__What the task asks__
Copy out the listing that follows exactly, dropping every picture.
-- BEGIN Provided records --
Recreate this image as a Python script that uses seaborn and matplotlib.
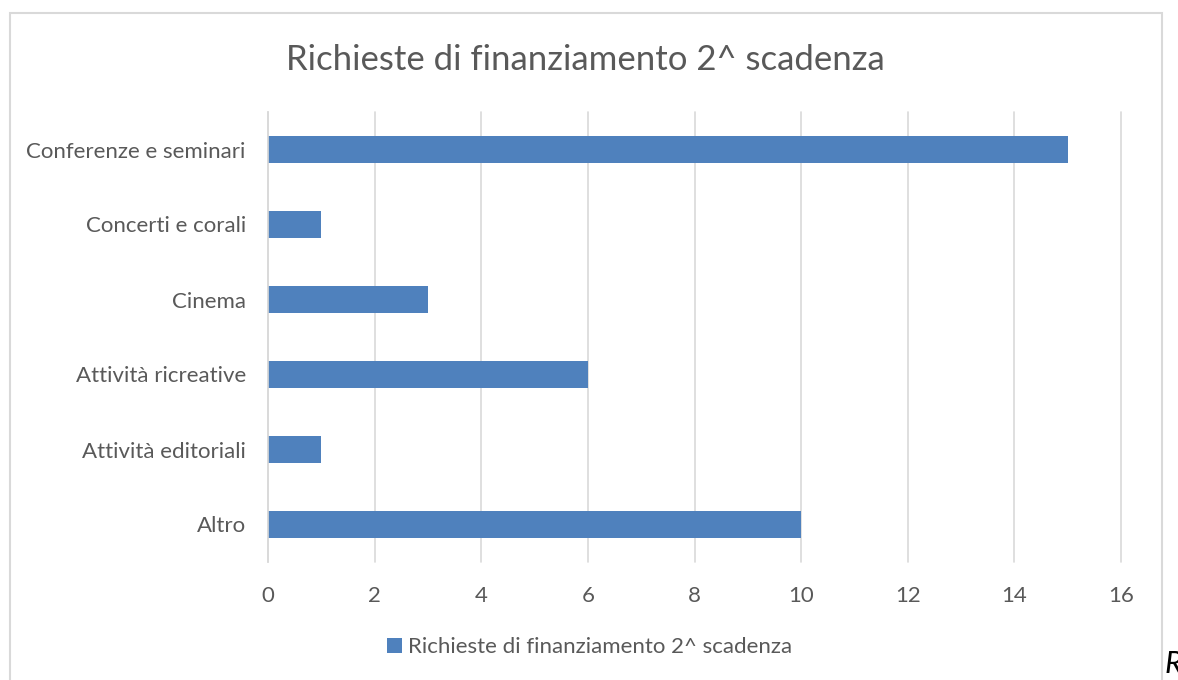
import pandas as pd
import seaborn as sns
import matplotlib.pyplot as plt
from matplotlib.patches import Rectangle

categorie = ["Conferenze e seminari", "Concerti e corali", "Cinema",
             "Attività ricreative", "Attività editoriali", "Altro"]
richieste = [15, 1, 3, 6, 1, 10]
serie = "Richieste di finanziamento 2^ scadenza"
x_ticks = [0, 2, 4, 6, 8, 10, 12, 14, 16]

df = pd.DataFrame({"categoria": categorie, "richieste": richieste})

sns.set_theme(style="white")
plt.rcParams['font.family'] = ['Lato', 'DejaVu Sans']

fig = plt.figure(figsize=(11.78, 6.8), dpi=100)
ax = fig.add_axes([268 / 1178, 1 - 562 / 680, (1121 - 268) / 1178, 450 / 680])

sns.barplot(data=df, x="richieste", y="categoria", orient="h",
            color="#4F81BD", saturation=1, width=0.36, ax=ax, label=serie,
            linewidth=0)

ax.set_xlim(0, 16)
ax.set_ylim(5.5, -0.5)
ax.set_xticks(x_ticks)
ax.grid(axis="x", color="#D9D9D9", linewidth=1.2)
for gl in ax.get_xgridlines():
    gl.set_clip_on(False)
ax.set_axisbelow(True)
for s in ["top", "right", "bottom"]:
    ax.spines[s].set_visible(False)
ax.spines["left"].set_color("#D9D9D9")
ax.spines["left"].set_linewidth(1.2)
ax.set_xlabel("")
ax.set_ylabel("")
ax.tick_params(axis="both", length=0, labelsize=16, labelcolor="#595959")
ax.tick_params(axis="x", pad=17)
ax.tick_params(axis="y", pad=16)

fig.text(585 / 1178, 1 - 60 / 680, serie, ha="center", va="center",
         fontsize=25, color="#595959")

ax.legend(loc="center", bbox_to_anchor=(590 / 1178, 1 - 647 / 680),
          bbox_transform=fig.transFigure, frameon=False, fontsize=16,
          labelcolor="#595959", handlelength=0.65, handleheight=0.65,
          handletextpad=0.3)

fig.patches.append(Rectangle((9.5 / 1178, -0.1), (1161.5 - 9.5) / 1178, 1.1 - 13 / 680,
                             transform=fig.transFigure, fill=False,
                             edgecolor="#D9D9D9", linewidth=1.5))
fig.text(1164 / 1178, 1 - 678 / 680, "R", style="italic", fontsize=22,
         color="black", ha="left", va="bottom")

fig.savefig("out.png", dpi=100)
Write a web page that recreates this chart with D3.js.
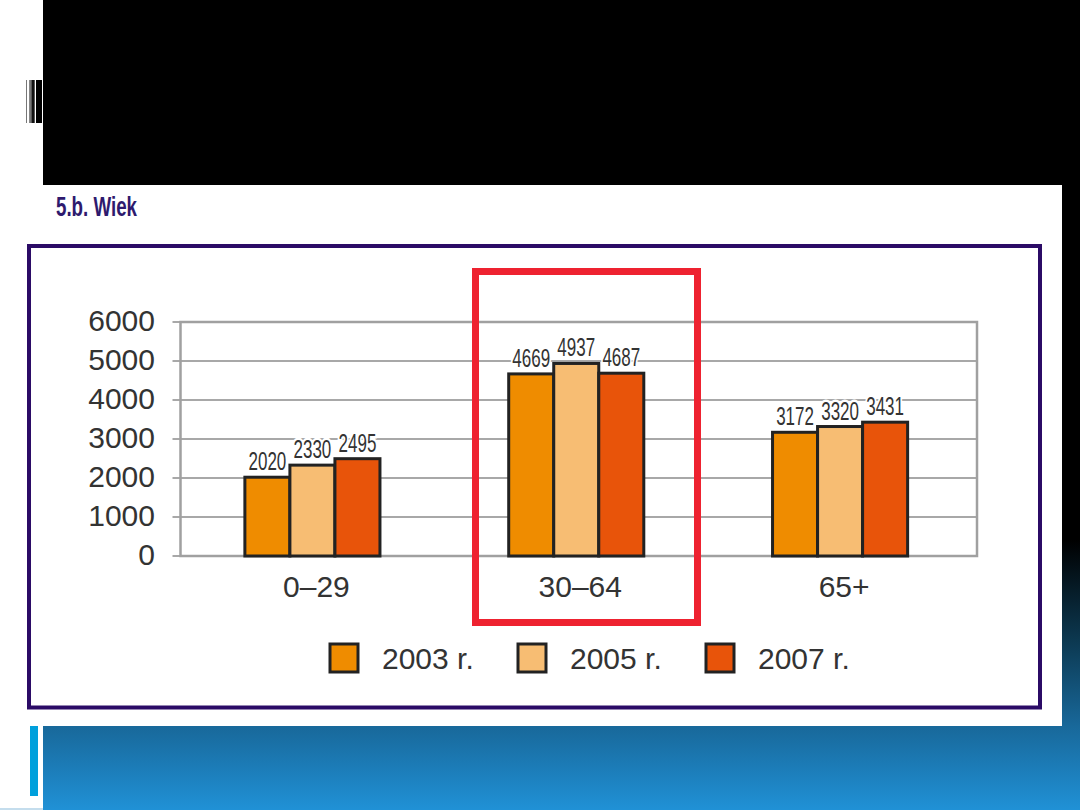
-- END Provided records --
__Finished exercise__
Recreate this image as a Python script that uses seaborn and matplotlib.
import pandas as pd
import seaborn as sns
import matplotlib.pyplot as plt
from matplotlib.patches import Rectangle

categorie = ["Conferenze e seminari", "Concerti e corali", "Cinema",
             "Attività ricreative", "Attività editoriali", "Altro"]
richieste = [15, 1, 3, 6, 1, 10]
serie = "Richieste di finanziamento 2^ scadenza"
x_ticks = [0, 2, 4, 6, 8, 10, 12, 14, 16]

df = pd.DataFrame({"categoria": categorie, "richieste": richieste})

sns.set_theme(style="white")
plt.rcParams['font.family'] = ['Lato', 'DejaVu Sans']

fig = plt.figure(figsize=(11.78, 6.8), dpi=100)
ax = fig.add_axes([268 / 1178, 1 - 562 / 680, (1121 - 268) / 1178, 450 / 680])

sns.barplot(data=df, x="richieste", y="categoria", orient="h",
            color="#4F81BD", saturation=1, width=0.36, ax=ax, label=serie,
            linewidth=0)

ax.set_xlim(0, 16)
ax.set_ylim(5.5, -0.5)
ax.set_xticks(x_ticks)
ax.grid(axis="x", color="#D9D9D9", linewidth=1.2)
for gl in ax.get_xgridlines():
    gl.set_clip_on(False)
ax.set_axisbelow(True)
for s in ["top", "right", "bottom"]:
    ax.spines[s].set_visible(False)
ax.spines["left"].set_color("#D9D9D9")
ax.spines["left"].set_linewidth(1.2)
ax.set_xlabel("")
ax.set_ylabel("")
ax.tick_params(axis="both", length=0, labelsize=16, labelcolor="#595959")
ax.tick_params(axis="x", pad=17)
ax.tick_params(axis="y", pad=16)

fig.text(585 / 1178, 1 - 60 / 680, serie, ha="center", va="center",
         fontsize=25, color="#595959")

ax.legend(loc="center", bbox_to_anchor=(590 / 1178, 1 - 647 / 680),
          bbox_transform=fig.transFigure, frameon=False, fontsize=16,
          labelcolor="#595959", handlelength=0.65, handleheight=0.65,
          handletextpad=0.3)

fig.patches.append(Rectangle((9.5 / 1178, -0.1), (1161.5 - 9.5) / 1178, 1.1 - 13 / 680,
                             transform=fig.transFigure, fill=False,
                             edgecolor="#D9D9D9", linewidth=1.5))
fig.text(1164 / 1178, 1 - 678 / 680, "R", style="italic", fontsize=22,
         color="black", ha="left", va="bottom")

fig.savefig("out.png", dpi=100)
Write a web page that recreates this chart with D3.js.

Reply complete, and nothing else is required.